Stated goal:
Repeat the material verbatim. Images are excluded from the copy.

Data excerpt:
┄┄┄┄┄┄
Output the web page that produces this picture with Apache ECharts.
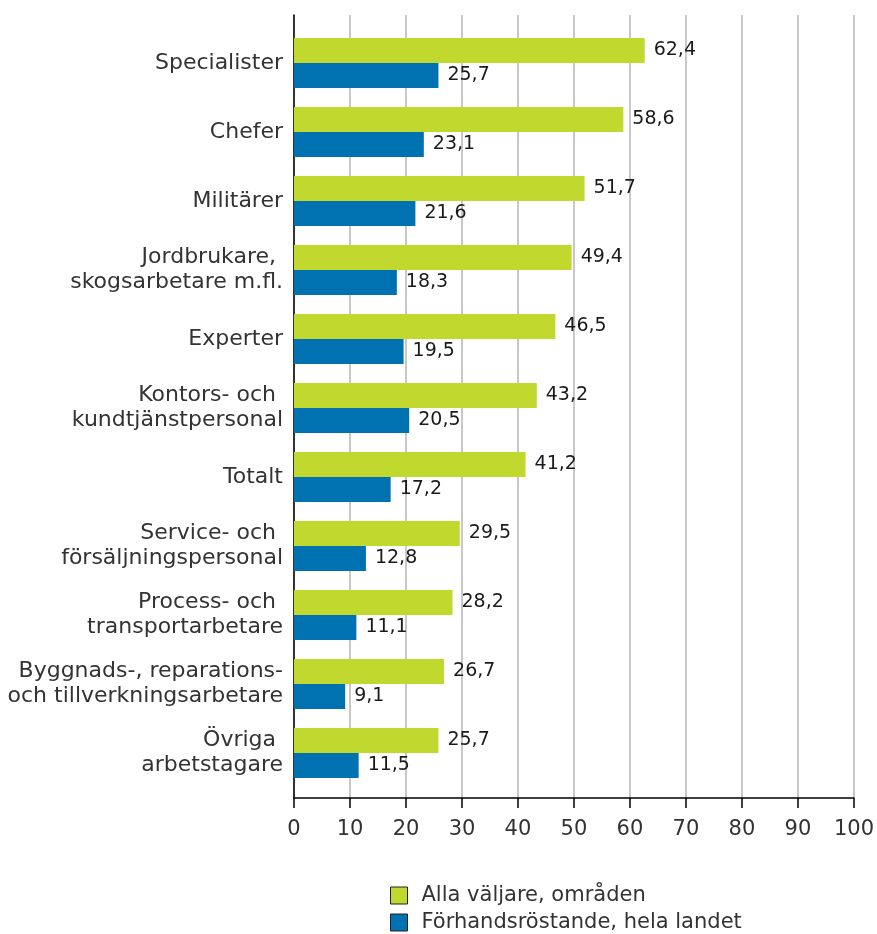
<!DOCTYPE html>
<html>
<head>
<meta charset="utf-8">
<script src="https://cdn.jsdelivr.net/npm/echarts@6/dist/echarts.min.js"></script>
<style>
  html, body { margin: 0; padding: 0; background: #fff; }
  #chart { width: 877px; height: 934px; }
</style>
</head>
<body>
<div id="chart"></div>
<script>
const categories = [
  'Specialister',
  'Chefer',
  'Militärer',
  'Jordbrukare, \nskogsarbetare m.fl.',
  'Experter',
  'Kontors- och \nkundtjänstpersonal',
  'Totalt',
  'Service- och \nförsäljningspersonal',
  'Process- och \ntransportarbetare',
  'Byggnads-, reparations-\noch tillverkningsarbetare',
  'Övriga \narbetstagare'
];
const allaValjare = [62.4, 58.6, 51.7, 49.4, 46.5, 43.2, 41.2, 29.5, 28.2, 26.7, 25.7];
const forhandsrostande = [25.7, 23.1, 21.6, 18.3, 19.5, 20.5, 17.2, 12.8, 11.1, 9.1, 11.5];
const seriesNames = ['Alla väljare, områden', 'Förhandsröstande, hela landet'];

const font = 'DejaVu Sans';
const fmt = p => p.value.toFixed(1).replace('.', ',');

const legendBox = (name, top) => ({
  orient: 'vertical', left: 390, top: top, padding: 0,
  icon: 'rect', itemWidth: 17, itemHeight: 17,
  itemStyle: { borderColor: '#222', borderWidth: 1 },
  textStyle: { fontSize: 21, lineHeight: 17, color: '#333', fontFamily: font, padding: [0, 0, 0, 9] },
  data: [name]
});

const chart = echarts.init(document.getElementById('chart'));
chart.setOption({
  backgroundColor: '#fff',
  animation: false,
  textStyle: { fontFamily: font },
  grid: [
    { left: 294, right: 21, top: 28.5, height: 759 },
    { left: 294, right: 21, top: 15, bottom: 136 }
  ],
  xAxis: [
    { gridIndex: 0, type: 'value', min: 0, max: 100, show: false },
    {
      gridIndex: 1, type: 'value', min: 0, max: 100, interval: 10,
      axisLine: { show: true, lineStyle: { color: '#000', width: 1.5 } },
      axisTick: { show: true, length: 10, lineStyle: { color: '#000', width: 1.5 } },
      axisLabel: { fontSize: 21, color: '#333', margin: 21, fontFamily: font },
      splitLine: { show: true, lineStyle: { color: '#c8c8c8', width: 2 } }
    }
  ],
  yAxis: [
    {
      gridIndex: 0, type: 'category', data: categories, inverse: true,
      axisLine: { show: false }, axisTick: { show: false },
      axisLabel: { fontSize: 22, color: '#333', margin: 11, lineHeight: 25, align: 'right', fontFamily: font }
    },
    {
      gridIndex: 1, type: 'value', min: 0, max: 1,
      axisLine: { show: true, lineStyle: { color: '#000', width: 1.5 } },
      axisTick: { show: false }, axisLabel: { show: false }, splitLine: { show: false }
    }
  ],
  legend: [legendBox(seriesNames[0], 885), legendBox(seriesNames[1], 912)],
  series: [
    {
      name: seriesNames[0], type: 'bar', xAxisIndex: 0, yAxisIndex: 0,
      data: allaValjare, barWidth: 25, barGap: '0%',
      itemStyle: { color: '#c1d82f' },
      label: { show: true, position: 'right', distance: 9, fontSize: 19, color: '#1a1a1a', fontFamily: font, formatter: fmt }
    },
    {
      name: seriesNames[1], type: 'bar', xAxisIndex: 0, yAxisIndex: 0,
      data: forhandsrostande, barWidth: 25, barGap: '0%',
      itemStyle: { color: '#0072b1' },
      label: { show: true, position: 'right', distance: 9, fontSize: 19, color: '#1a1a1a', fontFamily: font, formatter: fmt }
    }
  ]
});
</script>
</body>
</html>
┄┄┄┄┄┄
Task answer:
Output the web page that produces this picture with Apache ECharts.
<!DOCTYPE html>
<html>
<head>
<meta charset="utf-8">
<script src="https://cdn.jsdelivr.net/npm/echarts@6/dist/echarts.min.js"></script>
<style>
  html, body { margin: 0; padding: 0; background: #fff; }
  #chart { width: 877px; height: 934px; }
</style>
</head>
<body>
<div id="chart"></div>
<script>
const categories = [
  'Specialister',
  'Chefer',
  'Militärer',
  'Jordbrukare, \nskogsarbetare m.fl.',
  'Experter',
  'Kontors- och \nkundtjänstpersonal',
  'Totalt',
  'Service- och \nförsäljningspersonal',
  'Process- och \ntransportarbetare',
  'Byggnads-, reparations-\noch tillverkningsarbetare',
  'Övriga \narbetstagare'
];
const allaValjare = [62.4, 58.6, 51.7, 49.4, 46.5, 43.2, 41.2, 29.5, 28.2, 26.7, 25.7];
const forhandsrostande = [25.7, 23.1, 21.6, 18.3, 19.5, 20.5, 17.2, 12.8, 11.1, 9.1, 11.5];
const seriesNames = ['Alla väljare, områden', 'Förhandsröstande, hela landet'];

const font = 'DejaVu Sans';
const fmt = p => p.value.toFixed(1).replace('.', ',');

const legendBox = (name, top) => ({
  orient: 'vertical', left: 390, top: top, padding: 0,
  icon: 'rect', itemWidth: 17, itemHeight: 17,
  itemStyle: { borderColor: '#222', borderWidth: 1 },
  textStyle: { fontSize: 21, lineHeight: 17, color: '#333', fontFamily: font, padding: [0, 0, 0, 9] },
  data: [name]
});

const chart = echarts.init(document.getElementById('chart'));
chart.setOption({
  backgroundColor: '#fff',
  animation: false,
  textStyle: { fontFamily: font },
  grid: [
    { left: 294, right: 21, top: 28.5, height: 759 },
    { left: 294, right: 21, top: 15, bottom: 136 }
  ],
  xAxis: [
    { gridIndex: 0, type: 'value', min: 0, max: 100, show: false },
    {
      gridIndex: 1, type: 'value', min: 0, max: 100, interval: 10,
      axisLine: { show: true, lineStyle: { color: '#000', width: 1.5 } },
      axisTick: { show: true, length: 10, lineStyle: { color: '#000', width: 1.5 } },
      axisLabel: { fontSize: 21, color: '#333', margin: 21, fontFamily: font },
      splitLine: { show: true, lineStyle: { color: '#c8c8c8', width: 2 } }
    }
  ],
  yAxis: [
    {
      gridIndex: 0, type: 'category', data: categories, inverse: true,
      axisLine: { show: false }, axisTick: { show: false },
      axisLabel: { fontSize: 22, color: '#333', margin: 11, lineHeight: 25, align: 'right', fontFamily: font }
    },
    {
      gridIndex: 1, type: 'value', min: 0, max: 1,
      axisLine: { show: true, lineStyle: { color: '#000', width: 1.5 } },
      axisTick: { show: false }, axisLabel: { show: false }, splitLine: { show: false }
    }
  ],
  legend: [legendBox(seriesNames[0], 885), legendBox(seriesNames[1], 912)],
  series: [
    {
      name: seriesNames[0], type: 'bar', xAxisIndex: 0, yAxisIndex: 0,
      data: allaValjare, barWidth: 25, barGap: '0%',
      itemStyle: { color: '#c1d82f' },
      label: { show: true, position: 'right', distance: 9, fontSize: 19, color: '#1a1a1a', fontFamily: font, formatter: fmt }
    },
    {
      name: seriesNames[1], type: 'bar', xAxisIndex: 0, yAxisIndex: 0,
      data: forhandsrostande, barWidth: 25, barGap: '0%',
      itemStyle: { color: '#0072b1' },
      label: { show: true, position: 'right', distance: 9, fontSize: 19, color: '#1a1a1a', fontFamily: font, formatter: fmt }
    }
  ]
});
</script>
</body>
</html>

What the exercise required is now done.